Nasi Bungkus
Oleh: Dahlan IskanSemua menu ada di layar elektronik. Tinggal klik yang dipilih. Layar itu terhubung ke dapur. Untuk dibuatkan nasi bungkusnya. Lalu diikat dengan karet gelang.
Bungkusnya pun sama dengan di warteg. Bagian dalamnya daun pisang. Luarnya kertas cokelat yang di-coating itu. Nasi bungkus itu lantas ditaruh di piring sekali pakai. Selesai makan tinggal buang ke tempat sampah. Praktis. Murah. Khas Indonesia.
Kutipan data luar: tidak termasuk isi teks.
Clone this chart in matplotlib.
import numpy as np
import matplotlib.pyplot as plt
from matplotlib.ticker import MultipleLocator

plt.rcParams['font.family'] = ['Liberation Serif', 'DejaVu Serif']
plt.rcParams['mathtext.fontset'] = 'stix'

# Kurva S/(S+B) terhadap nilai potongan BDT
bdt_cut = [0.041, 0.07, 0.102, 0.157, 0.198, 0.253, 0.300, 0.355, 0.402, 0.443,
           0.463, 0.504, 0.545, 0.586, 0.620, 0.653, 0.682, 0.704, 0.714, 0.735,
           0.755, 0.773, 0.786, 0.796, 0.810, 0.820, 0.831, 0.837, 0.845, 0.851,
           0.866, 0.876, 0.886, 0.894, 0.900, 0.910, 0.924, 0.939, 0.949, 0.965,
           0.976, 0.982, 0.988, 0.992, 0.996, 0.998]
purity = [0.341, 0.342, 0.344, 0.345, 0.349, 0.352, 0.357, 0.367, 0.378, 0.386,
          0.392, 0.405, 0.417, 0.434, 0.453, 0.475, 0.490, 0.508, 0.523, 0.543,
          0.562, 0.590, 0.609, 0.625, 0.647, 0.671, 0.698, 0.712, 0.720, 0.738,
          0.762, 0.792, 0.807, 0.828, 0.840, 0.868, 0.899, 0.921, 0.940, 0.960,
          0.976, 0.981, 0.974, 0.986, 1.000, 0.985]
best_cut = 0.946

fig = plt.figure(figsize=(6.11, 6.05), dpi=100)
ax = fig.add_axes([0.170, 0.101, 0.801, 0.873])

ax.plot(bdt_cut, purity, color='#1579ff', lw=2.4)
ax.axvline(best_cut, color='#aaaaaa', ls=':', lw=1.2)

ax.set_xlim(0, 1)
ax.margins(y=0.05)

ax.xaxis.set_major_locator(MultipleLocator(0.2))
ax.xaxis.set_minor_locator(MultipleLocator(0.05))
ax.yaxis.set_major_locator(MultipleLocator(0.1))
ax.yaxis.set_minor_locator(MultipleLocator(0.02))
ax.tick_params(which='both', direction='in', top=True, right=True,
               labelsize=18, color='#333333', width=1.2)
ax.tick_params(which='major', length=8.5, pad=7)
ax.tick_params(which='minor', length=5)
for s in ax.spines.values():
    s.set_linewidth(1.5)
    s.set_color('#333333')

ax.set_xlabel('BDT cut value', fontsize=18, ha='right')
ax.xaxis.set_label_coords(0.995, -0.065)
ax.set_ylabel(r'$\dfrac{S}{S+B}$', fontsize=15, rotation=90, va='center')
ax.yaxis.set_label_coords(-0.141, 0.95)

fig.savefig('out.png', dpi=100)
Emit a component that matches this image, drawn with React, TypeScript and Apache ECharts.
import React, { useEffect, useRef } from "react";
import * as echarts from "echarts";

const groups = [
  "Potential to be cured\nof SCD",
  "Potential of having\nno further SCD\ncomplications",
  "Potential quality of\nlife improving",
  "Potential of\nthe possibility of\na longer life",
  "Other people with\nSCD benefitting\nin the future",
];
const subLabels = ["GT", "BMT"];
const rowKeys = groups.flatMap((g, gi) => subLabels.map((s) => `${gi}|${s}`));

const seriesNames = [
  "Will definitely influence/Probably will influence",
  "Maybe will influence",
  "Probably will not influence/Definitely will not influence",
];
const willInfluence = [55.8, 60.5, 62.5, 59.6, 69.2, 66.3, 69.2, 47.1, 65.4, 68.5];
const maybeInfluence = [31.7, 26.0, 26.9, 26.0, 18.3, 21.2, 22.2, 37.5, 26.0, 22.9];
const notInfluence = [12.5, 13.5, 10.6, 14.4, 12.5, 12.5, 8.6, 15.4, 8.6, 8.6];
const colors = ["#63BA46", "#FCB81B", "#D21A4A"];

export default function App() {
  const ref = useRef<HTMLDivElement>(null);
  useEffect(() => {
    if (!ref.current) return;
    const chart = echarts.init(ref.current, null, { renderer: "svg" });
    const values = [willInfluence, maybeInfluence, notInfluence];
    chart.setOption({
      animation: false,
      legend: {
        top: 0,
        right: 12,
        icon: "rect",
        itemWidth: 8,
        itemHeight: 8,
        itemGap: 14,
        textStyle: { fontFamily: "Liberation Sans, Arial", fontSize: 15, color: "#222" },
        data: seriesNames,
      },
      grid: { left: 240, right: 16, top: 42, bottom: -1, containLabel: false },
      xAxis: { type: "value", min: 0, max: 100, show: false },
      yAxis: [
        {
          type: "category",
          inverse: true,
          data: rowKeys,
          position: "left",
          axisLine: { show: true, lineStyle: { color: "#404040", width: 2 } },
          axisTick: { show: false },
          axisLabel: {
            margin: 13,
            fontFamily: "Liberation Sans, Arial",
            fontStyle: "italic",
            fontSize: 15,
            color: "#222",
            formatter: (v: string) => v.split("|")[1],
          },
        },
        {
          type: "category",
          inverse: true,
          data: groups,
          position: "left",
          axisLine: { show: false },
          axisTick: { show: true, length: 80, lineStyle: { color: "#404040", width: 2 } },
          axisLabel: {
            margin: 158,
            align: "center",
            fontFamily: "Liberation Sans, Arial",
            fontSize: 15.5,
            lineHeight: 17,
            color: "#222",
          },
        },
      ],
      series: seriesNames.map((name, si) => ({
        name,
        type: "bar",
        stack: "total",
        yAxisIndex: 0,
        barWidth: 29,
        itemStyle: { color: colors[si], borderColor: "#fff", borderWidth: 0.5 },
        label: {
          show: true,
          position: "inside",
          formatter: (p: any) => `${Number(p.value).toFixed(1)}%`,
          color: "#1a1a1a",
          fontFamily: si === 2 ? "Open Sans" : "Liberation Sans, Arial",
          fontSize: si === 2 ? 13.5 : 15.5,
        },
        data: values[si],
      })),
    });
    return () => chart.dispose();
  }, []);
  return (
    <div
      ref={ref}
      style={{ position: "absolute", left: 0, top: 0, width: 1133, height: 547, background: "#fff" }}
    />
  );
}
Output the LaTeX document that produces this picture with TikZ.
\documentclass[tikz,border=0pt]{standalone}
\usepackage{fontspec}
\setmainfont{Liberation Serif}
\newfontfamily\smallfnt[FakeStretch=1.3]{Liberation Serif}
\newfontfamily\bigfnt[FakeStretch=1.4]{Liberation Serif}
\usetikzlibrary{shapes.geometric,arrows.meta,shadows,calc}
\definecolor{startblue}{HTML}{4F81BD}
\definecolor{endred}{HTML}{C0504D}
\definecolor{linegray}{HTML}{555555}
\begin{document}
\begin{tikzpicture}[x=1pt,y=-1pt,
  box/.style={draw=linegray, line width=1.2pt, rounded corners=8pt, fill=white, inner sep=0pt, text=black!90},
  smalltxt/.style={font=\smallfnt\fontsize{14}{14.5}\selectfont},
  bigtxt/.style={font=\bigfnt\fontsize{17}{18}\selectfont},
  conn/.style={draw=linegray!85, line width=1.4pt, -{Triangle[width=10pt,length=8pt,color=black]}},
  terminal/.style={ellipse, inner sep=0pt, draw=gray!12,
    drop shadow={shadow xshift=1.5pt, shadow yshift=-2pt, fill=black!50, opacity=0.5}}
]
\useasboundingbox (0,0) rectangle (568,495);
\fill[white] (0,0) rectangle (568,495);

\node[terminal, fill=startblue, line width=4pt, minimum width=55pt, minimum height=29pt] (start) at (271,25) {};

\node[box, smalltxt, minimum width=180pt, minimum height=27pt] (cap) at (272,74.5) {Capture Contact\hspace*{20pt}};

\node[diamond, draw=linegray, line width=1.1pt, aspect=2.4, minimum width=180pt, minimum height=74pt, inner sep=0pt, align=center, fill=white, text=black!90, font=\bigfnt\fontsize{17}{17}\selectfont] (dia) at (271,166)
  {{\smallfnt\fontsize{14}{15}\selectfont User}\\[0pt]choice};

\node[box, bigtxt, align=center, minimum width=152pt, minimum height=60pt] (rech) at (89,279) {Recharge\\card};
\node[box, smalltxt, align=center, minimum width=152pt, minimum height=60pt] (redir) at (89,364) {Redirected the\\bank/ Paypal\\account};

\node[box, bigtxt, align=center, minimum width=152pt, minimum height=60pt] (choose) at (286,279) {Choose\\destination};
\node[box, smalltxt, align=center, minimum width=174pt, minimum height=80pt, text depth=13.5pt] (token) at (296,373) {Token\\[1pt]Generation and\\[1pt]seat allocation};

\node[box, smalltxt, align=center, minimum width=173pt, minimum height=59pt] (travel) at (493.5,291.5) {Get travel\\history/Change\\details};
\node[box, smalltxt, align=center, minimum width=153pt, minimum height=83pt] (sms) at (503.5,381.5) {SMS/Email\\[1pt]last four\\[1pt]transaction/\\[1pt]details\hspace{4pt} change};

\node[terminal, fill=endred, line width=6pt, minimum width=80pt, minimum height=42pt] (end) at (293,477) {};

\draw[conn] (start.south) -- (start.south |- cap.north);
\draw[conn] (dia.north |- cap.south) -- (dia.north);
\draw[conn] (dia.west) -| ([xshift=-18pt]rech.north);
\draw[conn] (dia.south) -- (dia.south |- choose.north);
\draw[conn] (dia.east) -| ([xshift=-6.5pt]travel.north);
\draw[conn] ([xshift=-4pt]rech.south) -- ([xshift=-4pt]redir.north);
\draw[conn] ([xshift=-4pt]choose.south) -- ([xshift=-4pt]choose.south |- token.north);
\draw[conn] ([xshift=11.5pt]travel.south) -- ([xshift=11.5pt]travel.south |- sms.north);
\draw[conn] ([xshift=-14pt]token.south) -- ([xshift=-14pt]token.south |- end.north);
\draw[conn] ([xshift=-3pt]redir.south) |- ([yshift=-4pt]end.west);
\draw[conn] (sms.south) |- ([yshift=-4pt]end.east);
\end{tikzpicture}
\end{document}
Dari mana dapat daun pisang?
"Dari Vietnam. Harganya lebih murah," ujar William. Daun pisang itu dijual di Australia. Sudah dipotong-potong menjadi segi empat.
Rasanya itu bukan soal murah dan mahal. Itu sepenuhnya soal penguasaan jaringan distribusi. Masakan Vietnam sudah begitu memasyarakat di Australia.
Jaringan distribusinya terbentuk dengan sempurna. Daun pisang itu tinggal numpang saja di jaringan yang sudah terbentuk.
Jaringan masakan Indonesia itulah yang belum terbentuk. Harus ada pemicunya. Pemicu masakan Vietnam adalah perang Vietnam. Yang membuat begitu banyak pengungsi Vietnam di mana-mana. Sekalian membawa budaya mereka. Termasuk makanannya.
Tetapi Thailand tidak pernah perang. Tidak punya pengungsi. Toh tomyamkum dan pad thai ada di mana-mana.